Alex Roux, editor, April 13, 2017

Miles Bridges' decision to put the NBA on hold and return to Michigan State is great for everyone invested in the the Spartans program.

It's great for the team, the fans, Tom Izzo and the Spartans' Big Ten and national title hopes. And of course, it's great for Bridges himself, as he clearly weighed his options carefully and made the decision that would have the best chance to give him both short and long-term happiness.

For selfish reasons, I'm also thrilled Bridges is coming back, because he was far and away the Big Ten's most exciting player to watch last season.

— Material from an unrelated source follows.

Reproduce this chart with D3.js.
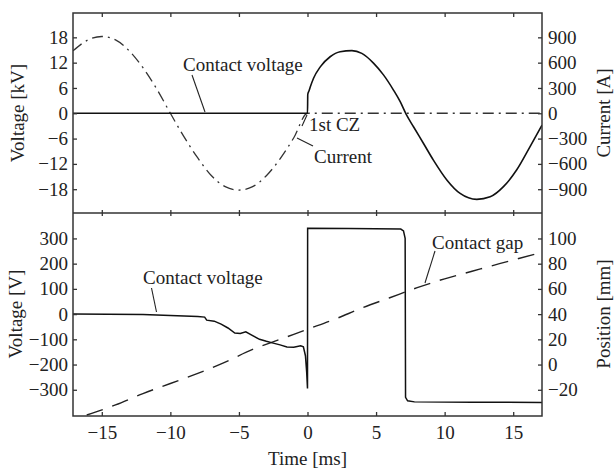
<!DOCTYPE html>
<html>
<head>
<meta charset="utf-8">
<script src="https://cdn.jsdelivr.net/npm/d3@7"></script>
<style>
  body { margin: 0; background: #fff; }
  text { font-family: "Liberation Serif", "DejaVu Serif", serif; fill: #222; }
</style>
</head>
<body>
<script>
// data
const xTicks = [-15, -10, -5, 0, 5, 10, 15];
const kvTicks = [-18, -12, -6, 0, 6, 12, 18];
const ampTicks = [-900, -600, -300, 0, 300, 600, 900];
const vTicks = [-300, -200, -100, 0, 100, 200, 300];
const mmTicks = [-20, 0, 20, 40, 60, 80, 100];

// top panel: contact voltage [kV] (t ms, kV)
const topVoltage = [
  [-17.1, 0], [0, 0], [0.02, 4.5], [0.12, 5.4], [0.2, 6.2], [0.44, 8.3], [0.93, 11.0],
  [1.65, 13.4], [2.38, 14.6], [3.24, 14.85], [3.96, 14.2], [4.81, 11.9],
  [5.54, 9.1], [6.27, 5.5], [6.76, 2.75], [7.19, -0.2], [7.73, -3.2],
  [8.45, -7.1], [9.18, -11.1], [10.16, -15.8], [11.13, -19.0], [12.35, -20.4],
  [13.32, -19.8], [14.29, -17.4], [15.26, -13.4], [16.23, -7.9], [17.1, -2.8]
];
// top panel: current [A]
const current = [
  [-17.1, 740], [-16, 870], [-15, 910], [-14, 870], [-13, 740], [-12, 540],
  [-11, 290], [-10, 0], [-9, -280], [-8, -530], [-7, -740], [-6, -870],
  [-5, -910], [-4, -870], [-3, -740], [-2, -540], [-1, -290], [0, 0], [17.1, 0]
];
// bottom panel: contact voltage [V]
const arcVoltage = [
  [-17.1, 0], [-12, -2], [-10, -6], [-8, -10], [-7.5, -12], [-7.35, -24],
  [-6.8, -28], [-6.3, -40], [-5.8, -55], [-5.3, -75], [-4.9, -77], [-4.5, -70],
  [-4, -85], [-3.5, -100], [-3, -108], [-2.5, -115], [-2, -122], [-1.5, -130],
  [-1, -131], [-0.5, -126], [-0.3, -130], [-0.15, -165], [-0.06, -230],
  [0, -295], [0.01, 340], [3, 339], [6.8, 337], [7.0, 330], [7.12, 300],
  [7.15, -330], [7.3, -344], [7.8, -348], [12, -349], [17.1, -350]
];
// bottom panel: contact gap [mm]
const gap = [
  [-16.1, -40], [-14, -32], [-12, -23], [-10, -15], [-8, -7], [-6, 2],
  [-4, 12], [-2, 20], [0, 28], [2, 36], [4, 45], [6, 53], [8, 61],
  [10, 68], [12, 74], [14, 80], [17.1, 89]
];

const width = 614, height = 471;
const L = 73, R = 542, T = 13, M = 213, B = 416;
const fs = "19px";

const svg = d3.select("body").append("svg")
  .attr("width", width)
  .attr("height", height);

const x = d3.scaleLinear().domain([-17.1, 17.1]).range([L, R]);
const yKv = d3.scaleLinear().domain([-23.64, 23.77]).range([M, T]);
const yA = d3.scaleLinear().domain([-1182, 1188.5]).range([M, T]);
const yV = d3.scaleLinear().domain([-404, 400.8]).range([B, M]);
const yMm = d3.scaleLinear().domain([-40.8, 120.2]).range([B, M]);

const fmt = d3.format("d");
const axisColor = "#333";

function styleAxis(g) {
  g.select(".domain").remove();
  g.selectAll(".tick line").attr("stroke", axisColor).attr("stroke-width", 1.3);
  g.selectAll(".tick text").style("font-size", fs).attr("fill", "#222");
}

// clip paths
svg.append("clipPath").attr("id", "clipTop")
  .append("rect").attr("x", L).attr("y", T).attr("width", R - L).attr("height", M - T);
svg.append("clipPath").attr("id", "clipBot")
  .append("rect").attr("x", L).attr("y", M).attr("width", R - L).attr("height", B - M);

// curves
const lineTop = d3.line().x(d => x(d[0])).y(d => yKv(d[1])).curve(d3.curveMonotoneX);
const lineA = d3.line().x(d => x(d[0])).y(d => yA(d[1])).curve(d3.curveMonotoneX);
const lineV = d3.line().x(d => x(d[0])).y(d => yV(d[1]));
const lineMm = d3.line().x(d => x(d[0])).y(d => yMm(d[1])).curve(d3.curveMonotoneX);

const gt = svg.append("g").attr("clip-path", "url(#clipTop)");
gt.append("path").datum(current)
  .attr("d", lineA).attr("fill", "none").attr("stroke", "#333")
  .attr("stroke-width", 1.3).attr("stroke-dasharray", "11,5,2,5");
gt.append("path").datum(topVoltage)
  .attr("d", lineTop).attr("fill", "none").attr("stroke", "#111")
  .attr("stroke-width", 1.6);

const gb = svg.append("g").attr("clip-path", "url(#clipBot)");
gb.append("path").datum(gap)
  .attr("d", lineMm).attr("fill", "none").attr("stroke", "#222")
  .attr("stroke-width", 1.4).attr("stroke-dasharray", "17,10");
gb.append("path").datum(arcVoltage)
  .attr("d", lineV).attr("fill", "none").attr("stroke", "#111")
  .attr("stroke-width", 1.5);

// axes
svg.append("g").attr("transform", `translate(0,${T})`)
  .call(d3.axisBottom(x).tickValues(xTicks).tickSize(4).tickFormat(""))
  .call(styleAxis);
svg.append("g").attr("transform", `translate(0,${M})`)
  .call(d3.axisTop(x).tickValues(xTicks).tickSize(3).tickFormat(""))
  .call(styleAxis);
svg.append("g").attr("transform", `translate(0,${M})`)
  .call(d3.axisBottom(x).tickValues(xTicks).tickSize(3).tickFormat(""))
  .call(styleAxis);
svg.append("g").attr("transform", `translate(0,${B})`)
  .call(d3.axisTop(x).tickValues(xTicks).tickSize(4).tickFormat(""))
  .call(styleAxis);
svg.append("g").attr("transform", `translate(0,${B})`)
  .call(d3.axisBottom(x).tickValues(xTicks).tickSize(0).tickPadding(10).tickFormat(fmt))
  .call(styleAxis);

svg.append("g").attr("transform", `translate(${L},0)`)
  .call(d3.axisLeft(yKv).tickValues(kvTicks).tickSize(-4).tickPadding(5).tickFormat(fmt))
  .call(styleAxis);
svg.append("g").attr("transform", `translate(${L},0)`)
  .call(d3.axisLeft(yV).tickValues(vTicks).tickSize(-4).tickPadding(5).tickFormat(fmt))
  .call(styleAxis);
svg.append("g").attr("transform", `translate(${R},0)`)
  .call(d3.axisRight(yA).tickValues(ampTicks).tickSize(-4).tickPadding(6).tickFormat(fmt))
  .call(styleAxis);
svg.append("g").attr("transform", `translate(${R},0)`)
  .call(d3.axisRight(yMm).tickValues(mmTicks).tickSize(-4).tickPadding(6).tickFormat(fmt))
  .call(styleAxis);

// frames
svg.append("rect").attr("x", L).attr("y", T).attr("width", R - L).attr("height", B - T)
  .attr("fill", "none").attr("stroke", axisColor).attr("stroke-width", 1.5);
svg.append("line").attr("x1", L).attr("x2", R).attr("y1", M).attr("y2", M)
  .attr("stroke", axisColor).attr("stroke-width", 1.5);

// axis titles
function vTitle(txt, cx, cy, rot) {
  svg.append("text").attr("transform", `translate(${cx},${cy}) rotate(${rot})`)
    .attr("text-anchor", "middle").attr("dominant-baseline", "central")
    .style("font-size", fs).text(txt);
}
vTitle("Voltage [kV]", 17, 113, -90);
vTitle("Voltage [V]", 15, 314, -90);
vTitle("Current [A]", 603, 113, -90);
vTitle("Position [mm]", 603, 314, -90);
svg.append("text").attr("x", (L + R) / 2).attr("y", 465)
  .attr("text-anchor", "middle").style("font-size", fs).text("Time [ms]");

// annotations
function note(txt, tx, ty, x1, y1, x2, y2) {
  svg.append("text").attr("x", tx).attr("y", ty).style("font-size", fs).text(txt);
  svg.append("line").attr("x1", x1).attr("y1", y1).attr("x2", x2).attr("y2", y2)
    .attr("stroke", "#222").attr("stroke-width", 1.1);
}
note("Contact voltage", 183, 71, 192, 75, 205, 112);
note("1st CZ", 309, 131, 302, 126, 307, 115);
note("Current", 314, 163, 297, 138, 313, 146);
note("Contact voltage", 143, 284, 151.5, 288, 156.5, 312);
note("Contact gap", 432, 249, 435, 251, 425, 283);
</script>
</body>
</html>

His brand of above-the-rim buckets rarely stays in college more than one season, especially when it's accompanied by a 38 percent stroke from beyond the arc and above-average handles for a 6-7 forward. We'll get to see more feats of ridiculous athleticism for at least one more year, which is good news for all college hoops fans.

Below are the top five plays from Bridges' freshman season:

Block and alley-oop vs. Rutgers: This play encapsulated what made Bridges so fantastic, as he got the swat on one end and the finish on the other. And I mean finish. It was the type of alley-oop that you could see developing the whole way, and I was practically begging my TV for Cassius Winston to lob it up. And he did:

Alley-oop off the glass vs. Nebraska: The off-glass finish is rare in college hoops these days, but it wasn't quite as impressive as the 'oop vs. Rutgers. Still, it was an insane feat of athleticism, aided by another pretty feed from Winston:

360 dunk in the Big Ten Tournament: A 360 dunk is about as rare as an off-glass lob, and there was no better way to endear himself to the Big Ten Tourney crowd than by pulling off a spin cycle:

Chase-down block against Iowa: This block against the Hawkeyes was unmistakable in its resemblance to LeBron James' rejection of Andre Iguodala in last summer's NBA Finals. This type of block makes sense in The League, but is pretty preposterous in the college game.

Post spin and reverse slam against FGCU: This sequence came relatively early in the season, before Bridges had bounced onto everyone's national radar. The ease with which he was able to shrug the post defender and launch into a reverse jam was a confirmation of the rest of the conference's fears before Big Ten play got underway: this dude is going to be a problem.